What launched in July
Halton released its first kitchen hood EPDs in July 2025. The set covers two dishwashing‑area ventilation hoods, KVD and KVV, each modeled as product‑specific declarations. Both are verified and published with the program operator EPD Hub. Scope reads like real‑world kitchens: steam capture and low‑grease applications with supply air compensation.
The current lineup at a glance
Halton now shows four current, third‑party‑verified EPDs. In addition to the July hoods, there is a marine KW3 galley water‑wash hood published earlier in 2025, plus a chilled‑beams family EPD that groups RE6, REE and RXP models under one declaration. All are listed with EPD Hub, following EN 15804 and ISO 14025 rules. The chilled‑beams document appears to be a family‑scope EPD, while the hoods read as specific models.
Why this matters for Halton’s market
Halton builds indoor‑air solutions for demanding environments. Think professional kitchens, ships and offshore galleys, offices and healthcare spaces. EPDs move those products into more bids where verified, product‑specific impacts are preferred. LEED v5 was ratified by USGBC members on March 28, 2025, which keeps product EPDs in the conversation for materials transparency and embodied‑carbon tracking (USGBC, 2025) (USGBC, 2025). When a category lacks an EPD, teams often default to conservative factors. Halton’s new hood declarations remove that penalty.
Work for Halton or competing brands like Swegon and TROX?
Follow us for a product-by-product EPD analysis to uncover which hoods get spec'd and where you can gain a competitive edge.
Date check, for clarity
Halton’s kitchen hood EPDs landed in July 2025. The brand also shows a chilled‑beams EPD in place earlier, and a KW3 galley hood published in March 2025. So the “first” here is the first hood EPD wave for dishwashing‑area models, which builds on earlier EPD groundwork in other lines.
Competitive snapshot
Swegon is a long‑time EPD publisher across AHUs and room products, including comfort modules and chilled‑beam families, giving spec teams a familiar benchmark (Swegon overview). TROX publishes widely across air terminals, grilles and selected AHU configurations in Europe, though chilled‑beam coverage appears thinner by comparison (TROX in brief). In North America’s kitchen‑hood niche, big names like CaptiveAire and Greenheck market deep hood lines. We did not find hood‑specific EPDs publicly posted as of today, even though Greenheck publishes EPDs in adjacent categories like louvers. Translation for bids, Halton’s hood EPDs likely confer a near‑term edge where declarations are a checkbox rather than a nice‑to‑have.
Program operator note
All of Halton’s current declarations sit with EPD Hub, a digital‑first operator that was recognized by ECO Platform as an Established ECO EPD Programme Operator in December 2025, which improves acceptance and ECO Portal visibility in Europe (EPD Hub, 2025) (EPD Hub, 2025). For global HVAC brands, that recognition can reduce reviewer friction across markets.

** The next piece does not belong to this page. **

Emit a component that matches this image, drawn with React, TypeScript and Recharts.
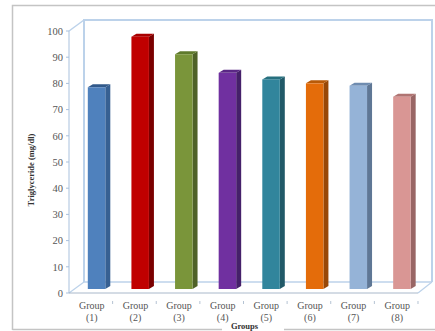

Where to find Halton’s EPDs online
We found the chilled‑beam family EPD linked on product pages for RE6, REE and RXP, for example the REE and RXP pages that list “Environmental Product Declaration (EPD)” under Downloads on halton.com. We also spotted news posts announcing EPDs for chilled beams and for the FCE fire damper on halton.com’s News section. We could not find the new hood EPD PDFs on the kitchen‑hood product pages yet. Posting them prominently on the product pages and on a central sustainability or “Certificates” page would improve visibilty for specifiers and distributors.
What to watch next
Kitchen ventilation teams now have a product‑specific EPD option from Halton in dishwashing‑area hoods. The commercial playbook is simple. Extend coverage to core grease hoods and companion controls, keep the family EPD for chilled beams current, and mirror competitors’ PCR choices so reviewers can compare like‑for‑like. The transparency arena is officially open. Halton just walked onto the floor.